___ DATA BLOCK ___
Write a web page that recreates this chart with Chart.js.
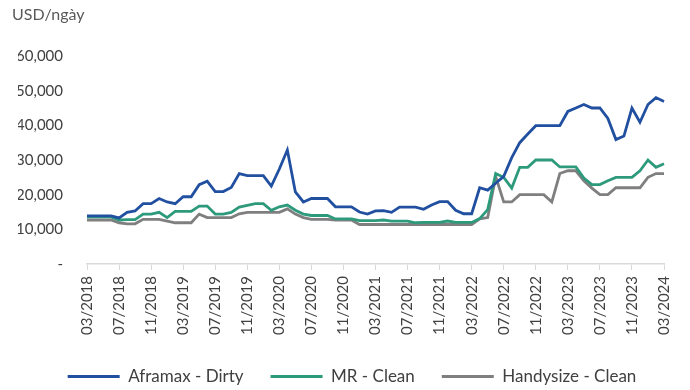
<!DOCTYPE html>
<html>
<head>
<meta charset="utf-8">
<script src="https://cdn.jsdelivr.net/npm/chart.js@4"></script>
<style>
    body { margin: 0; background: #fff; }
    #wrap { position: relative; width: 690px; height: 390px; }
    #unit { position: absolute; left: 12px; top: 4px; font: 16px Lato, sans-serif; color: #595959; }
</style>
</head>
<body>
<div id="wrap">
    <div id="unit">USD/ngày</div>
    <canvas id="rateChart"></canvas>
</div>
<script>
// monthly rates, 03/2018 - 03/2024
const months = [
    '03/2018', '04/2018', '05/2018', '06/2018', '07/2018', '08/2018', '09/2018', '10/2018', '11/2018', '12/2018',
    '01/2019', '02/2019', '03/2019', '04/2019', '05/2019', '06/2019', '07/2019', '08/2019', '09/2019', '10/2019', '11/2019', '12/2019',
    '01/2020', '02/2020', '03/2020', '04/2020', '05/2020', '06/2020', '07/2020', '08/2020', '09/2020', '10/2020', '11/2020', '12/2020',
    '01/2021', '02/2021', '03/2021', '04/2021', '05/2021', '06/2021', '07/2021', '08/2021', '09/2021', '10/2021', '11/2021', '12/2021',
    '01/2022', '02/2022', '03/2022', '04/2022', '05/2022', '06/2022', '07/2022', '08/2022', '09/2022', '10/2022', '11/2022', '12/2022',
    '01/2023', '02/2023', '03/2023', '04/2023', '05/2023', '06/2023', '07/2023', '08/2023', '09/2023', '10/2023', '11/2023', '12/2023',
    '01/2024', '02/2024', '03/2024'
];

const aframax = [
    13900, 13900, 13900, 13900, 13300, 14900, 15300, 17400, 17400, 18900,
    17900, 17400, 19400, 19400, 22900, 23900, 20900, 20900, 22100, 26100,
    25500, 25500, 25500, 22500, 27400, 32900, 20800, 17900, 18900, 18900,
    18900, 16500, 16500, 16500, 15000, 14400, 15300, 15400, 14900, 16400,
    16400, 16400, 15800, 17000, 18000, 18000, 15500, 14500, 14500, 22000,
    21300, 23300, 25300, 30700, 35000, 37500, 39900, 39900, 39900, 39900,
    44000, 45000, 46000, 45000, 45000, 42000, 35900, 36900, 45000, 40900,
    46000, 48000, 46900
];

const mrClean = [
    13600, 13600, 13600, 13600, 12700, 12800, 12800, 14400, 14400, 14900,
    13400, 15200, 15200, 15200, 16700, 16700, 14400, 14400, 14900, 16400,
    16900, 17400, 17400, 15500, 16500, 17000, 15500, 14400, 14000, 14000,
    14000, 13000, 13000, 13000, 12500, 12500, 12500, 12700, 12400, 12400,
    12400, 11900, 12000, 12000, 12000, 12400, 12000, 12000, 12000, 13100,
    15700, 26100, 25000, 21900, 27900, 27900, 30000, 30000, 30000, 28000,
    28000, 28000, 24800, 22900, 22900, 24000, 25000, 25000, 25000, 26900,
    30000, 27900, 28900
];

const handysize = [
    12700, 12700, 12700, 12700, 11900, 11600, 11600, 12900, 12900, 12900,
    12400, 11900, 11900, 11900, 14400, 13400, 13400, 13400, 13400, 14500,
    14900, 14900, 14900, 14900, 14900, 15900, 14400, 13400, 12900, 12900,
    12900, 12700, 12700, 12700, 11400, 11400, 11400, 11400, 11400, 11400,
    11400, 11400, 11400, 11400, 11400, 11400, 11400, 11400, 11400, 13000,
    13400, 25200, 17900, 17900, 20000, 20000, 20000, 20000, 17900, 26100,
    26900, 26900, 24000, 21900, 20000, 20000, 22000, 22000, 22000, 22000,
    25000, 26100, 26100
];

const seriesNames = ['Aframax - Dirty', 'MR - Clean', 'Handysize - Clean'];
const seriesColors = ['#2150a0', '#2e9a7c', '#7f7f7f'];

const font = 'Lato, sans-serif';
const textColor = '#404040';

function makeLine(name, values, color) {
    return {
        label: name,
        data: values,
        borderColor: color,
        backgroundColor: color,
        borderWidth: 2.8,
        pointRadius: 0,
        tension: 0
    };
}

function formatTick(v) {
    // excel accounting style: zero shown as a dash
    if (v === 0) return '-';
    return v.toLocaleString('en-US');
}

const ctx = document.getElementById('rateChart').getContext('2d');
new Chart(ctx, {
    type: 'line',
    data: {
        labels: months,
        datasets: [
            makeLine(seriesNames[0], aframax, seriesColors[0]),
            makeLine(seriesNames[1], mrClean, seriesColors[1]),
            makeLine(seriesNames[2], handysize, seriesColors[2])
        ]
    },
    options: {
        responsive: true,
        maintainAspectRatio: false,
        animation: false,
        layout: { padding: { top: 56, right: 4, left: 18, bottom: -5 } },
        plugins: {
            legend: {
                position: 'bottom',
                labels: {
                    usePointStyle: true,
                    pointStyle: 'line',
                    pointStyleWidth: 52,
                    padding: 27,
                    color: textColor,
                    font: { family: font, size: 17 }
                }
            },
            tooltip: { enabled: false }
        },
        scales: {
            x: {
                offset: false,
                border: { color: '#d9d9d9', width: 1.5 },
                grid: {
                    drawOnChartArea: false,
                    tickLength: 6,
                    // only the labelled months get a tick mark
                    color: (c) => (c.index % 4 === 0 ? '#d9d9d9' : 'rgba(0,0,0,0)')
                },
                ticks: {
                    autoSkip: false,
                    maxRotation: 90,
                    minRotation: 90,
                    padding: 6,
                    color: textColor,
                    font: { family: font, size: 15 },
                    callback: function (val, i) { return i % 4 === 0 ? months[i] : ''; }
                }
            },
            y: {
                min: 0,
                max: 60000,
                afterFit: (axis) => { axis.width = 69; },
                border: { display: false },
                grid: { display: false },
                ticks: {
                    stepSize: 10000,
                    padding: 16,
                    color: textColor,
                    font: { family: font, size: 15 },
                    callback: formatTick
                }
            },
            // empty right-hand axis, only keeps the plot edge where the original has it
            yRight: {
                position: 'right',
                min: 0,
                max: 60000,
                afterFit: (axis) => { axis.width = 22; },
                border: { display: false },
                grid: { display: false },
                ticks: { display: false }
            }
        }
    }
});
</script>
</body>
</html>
___
REQUIREMENT.
Write out again every line above exactly as given; the pictures do not belong in the copy.

IN RESPONSE.
Write a web page that recreates this chart with Chart.js.
<!DOCTYPE html>
<html>
<head>
<meta charset="utf-8">
<script src="https://cdn.jsdelivr.net/npm/chart.js@4"></script>
<style>
    body { margin: 0; background: #fff; }
    #wrap { position: relative; width: 690px; height: 390px; }
    #unit { position: absolute; left: 12px; top: 4px; font: 16px Lato, sans-serif; color: #595959; }
</style>
</head>
<body>
<div id="wrap">
    <div id="unit">USD/ngày</div>
    <canvas id="rateChart"></canvas>
</div>
<script>
// monthly rates, 03/2018 - 03/2024
const months = [
    '03/2018', '04/2018', '05/2018', '06/2018', '07/2018', '08/2018', '09/2018', '10/2018', '11/2018', '12/2018',
    '01/2019', '02/2019', '03/2019', '04/2019', '05/2019', '06/2019', '07/2019', '08/2019', '09/2019', '10/2019', '11/2019', '12/2019',
    '01/2020', '02/2020', '03/2020', '04/2020', '05/2020', '06/2020', '07/2020', '08/2020', '09/2020', '10/2020', '11/2020', '12/2020',
    '01/2021', '02/2021', '03/2021', '04/2021', '05/2021', '06/2021', '07/2021', '08/2021', '09/2021', '10/2021', '11/2021', '12/2021',
    '01/2022', '02/2022', '03/2022', '04/2022', '05/2022', '06/2022', '07/2022', '08/2022', '09/2022', '10/2022', '11/2022', '12/2022',
    '01/2023', '02/2023', '03/2023', '04/2023', '05/2023', '06/2023', '07/2023', '08/2023', '09/2023', '10/2023', '11/2023', '12/2023',
    '01/2024', '02/2024', '03/2024'
];

const aframax = [
    13900, 13900, 13900, 13900, 13300, 14900, 15300, 17400, 17400, 18900,
    17900, 17400, 19400, 19400, 22900, 23900, 20900, 20900, 22100, 26100,
    25500, 25500, 25500, 22500, 27400, 32900, 20800, 17900, 18900, 18900,
    18900, 16500, 16500, 16500, 15000, 14400, 15300, 15400, 14900, 16400,
    16400, 16400, 15800, 17000, 18000, 18000, 15500, 14500, 14500, 22000,
    21300, 23300, 25300, 30700, 35000, 37500, 39900, 39900, 39900, 39900,
    44000, 45000, 46000, 45000, 45000, 42000, 35900, 36900, 45000, 40900,
    46000, 48000, 46900
];

const mrClean = [
    13600, 13600, 13600, 13600, 12700, 12800, 12800, 14400, 14400, 14900,
    13400, 15200, 15200, 15200, 16700, 16700, 14400, 14400, 14900, 16400,
    16900, 17400, 17400, 15500, 16500, 17000, 15500, 14400, 14000, 14000,
    14000, 13000, 13000, 13000, 12500, 12500, 12500, 12700, 12400, 12400,
    12400, 11900, 12000, 12000, 12000, 12400, 12000, 12000, 12000, 13100,
    15700, 26100, 25000, 21900, 27900, 27900, 30000, 30000, 30000, 28000,
    28000, 28000, 24800, 22900, 22900, 24000, 25000, 25000, 25000, 26900,
    30000, 27900, 28900
];

const handysize = [
    12700, 12700, 12700, 12700, 11900, 11600, 11600, 12900, 12900, 12900,
    12400, 11900, 11900, 11900, 14400, 13400, 13400, 13400, 13400, 14500,
    14900, 14900, 14900, 14900, 14900, 15900, 14400, 13400, 12900, 12900,
    12900, 12700, 12700, 12700, 11400, 11400, 11400, 11400, 11400, 11400,
    11400, 11400, 11400, 11400, 11400, 11400, 11400, 11400, 11400, 13000,
    13400, 25200, 17900, 17900, 20000, 20000, 20000, 20000, 17900, 26100,
    26900, 26900, 24000, 21900, 20000, 20000, 22000, 22000, 22000, 22000,
    25000, 26100, 26100
];

const seriesNames = ['Aframax - Dirty', 'MR - Clean', 'Handysize - Clean'];
const seriesColors = ['#2150a0', '#2e9a7c', '#7f7f7f'];

const font = 'Lato, sans-serif';
const textColor = '#404040';

function makeLine(name, values, color) {
    return {
        label: name,
        data: values,
        borderColor: color,
        backgroundColor: color,
        borderWidth: 2.8,
        pointRadius: 0,
        tension: 0
    };
}

function formatTick(v) {
    // excel accounting style: zero shown as a dash
    if (v === 0) return '-';
    return v.toLocaleString('en-US');
}

const ctx = document.getElementById('rateChart').getContext('2d');
new Chart(ctx, {
    type: 'line',
    data: {
        labels: months,
        datasets: [
            makeLine(seriesNames[0], aframax, seriesColors[0]),
            makeLine(seriesNames[1], mrClean, seriesColors[1]),
            makeLine(seriesNames[2], handysize, seriesColors[2])
        ]
    },
    options: {
        responsive: true,
        maintainAspectRatio: false,
        animation: false,
        layout: { padding: { top: 56, right: 4, left: 18, bottom: -5 } },
        plugins: {
            legend: {
                position: 'bottom',
                labels: {
                    usePointStyle: true,
                    pointStyle: 'line',
                    pointStyleWidth: 52,
                    padding: 27,
                    color: textColor,
                    font: { family: font, size: 17 }
                }
            },
            tooltip: { enabled: false }
        },
        scales: {
            x: {
                offset: false,
                border: { color: '#d9d9d9', width: 1.5 },
                grid: {
                    drawOnChartArea: false,
                    tickLength: 6,
                    // only the labelled months get a tick mark
                    color: (c) => (c.index % 4 === 0 ? '#d9d9d9' : 'rgba(0,0,0,0)')
                },
                ticks: {
                    autoSkip: false,
                    maxRotation: 90,
                    minRotation: 90,
                    padding: 6,
                    color: textColor,
                    font: { family: font, size: 15 },
                    callback: function (val, i) { return i % 4 === 0 ? months[i] : ''; }
                }
            },
            y: {
                min: 0,
                max: 60000,
                afterFit: (axis) => { axis.width = 69; },
                border: { display: false },
                grid: { display: false },
                ticks: {
                    stepSize: 10000,
                    padding: 16,
                    color: textColor,
                    font: { family: font, size: 15 },
                    callback: formatTick
                }
            },
            // empty right-hand axis, only keeps the plot edge where the original has it
            yRight: {
                position: 'right',
                min: 0,
                max: 60000,
                afterFit: (axis) => { axis.width = 22; },
                border: { display: false },
                grid: { display: false },
                ticks: { display: false }
            }
        }
    }
});
</script>
</body>
</html>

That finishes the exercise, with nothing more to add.